Translating these traditional classroom experiences into an online environment isn’t an easy task, but the strategic use of the content studio’s technology helps keep learning fun and engaging. “Technology in general has the ability to bring the remote audience closer to the content,” Provost said. “It’s going to enable instructors to communicate in a more visual way… It brings you closer to both the instruction and the content.”
The University of Alabama has prioritized maintaining the quality of UA Online and the content production facility, which is key to its long-term success, Guenther added. Other institutions looking to improve online course quality should understand that a facility like this requires a real commitment from its parent institution.
“You’ve got to give [the facility] those resources it has to have if you really want to do it right,” Guenther said. “There needs to be a commitment to not only build a studio but maintain it and keep it on the cutting edge for the future. We’ve been fortunate to have that. I think there’s an understanding of how important it is to our courses and our program being at a high level.”
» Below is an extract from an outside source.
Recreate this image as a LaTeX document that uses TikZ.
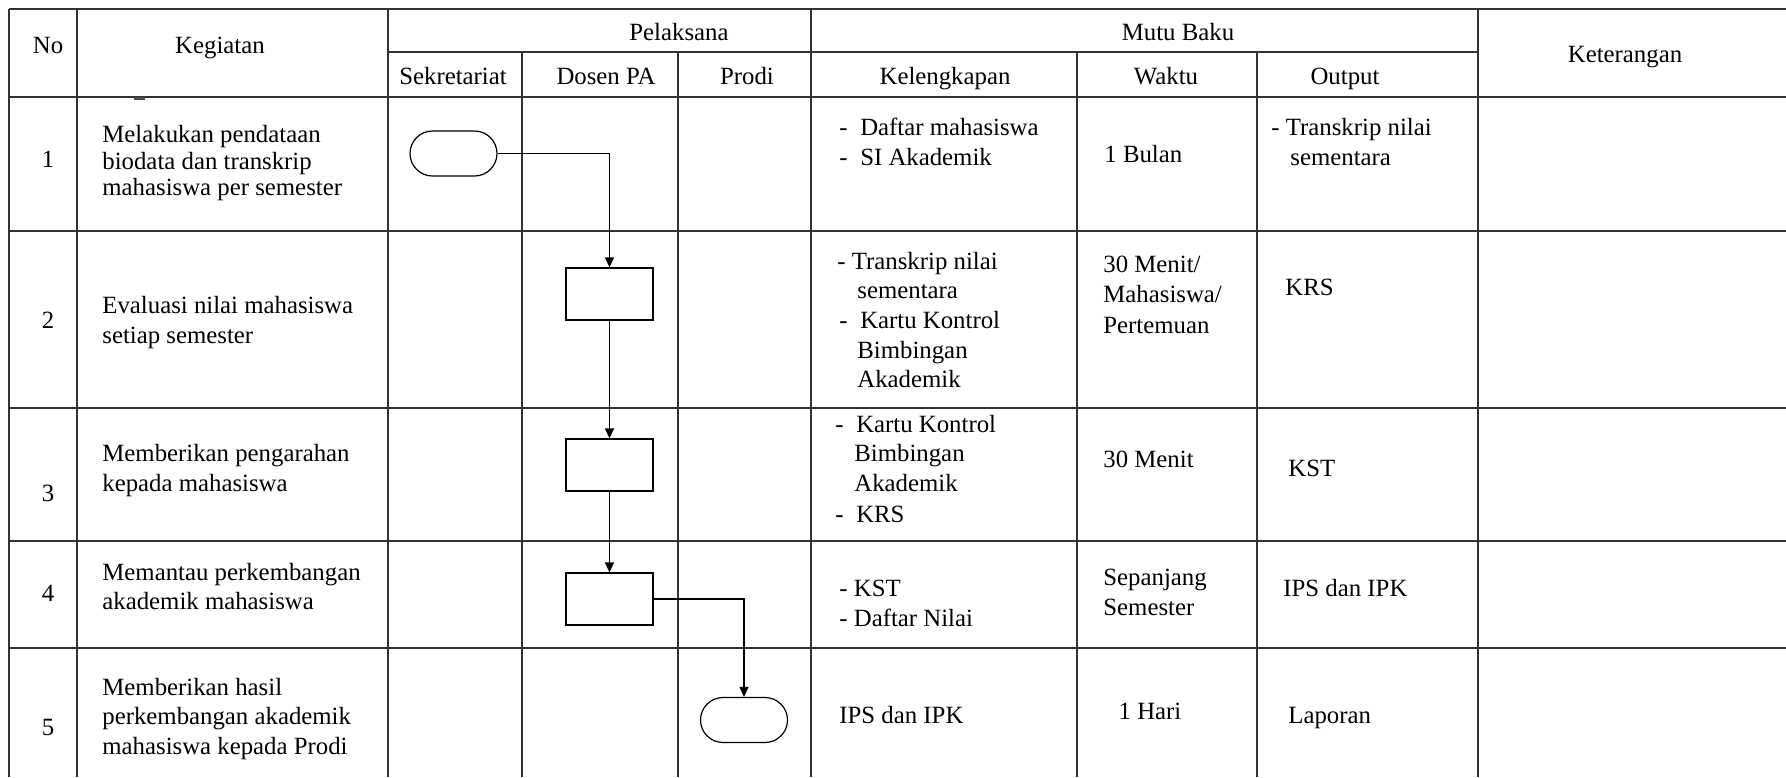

Maintaining the facility’s highly modern nature requires not only a financial commitment but a creative one too. Parent institutions and facilities teams should furnish their content studios with an eye on what’s next, enabling them to meet future needs with equipment that can facilitate multiple modes of learning.
“Don’t be afraid to be creative,” Laska urged. “Stay on top of the trends. Relate on that level, because students are very savvy, and you have to be flexible and ready to change.”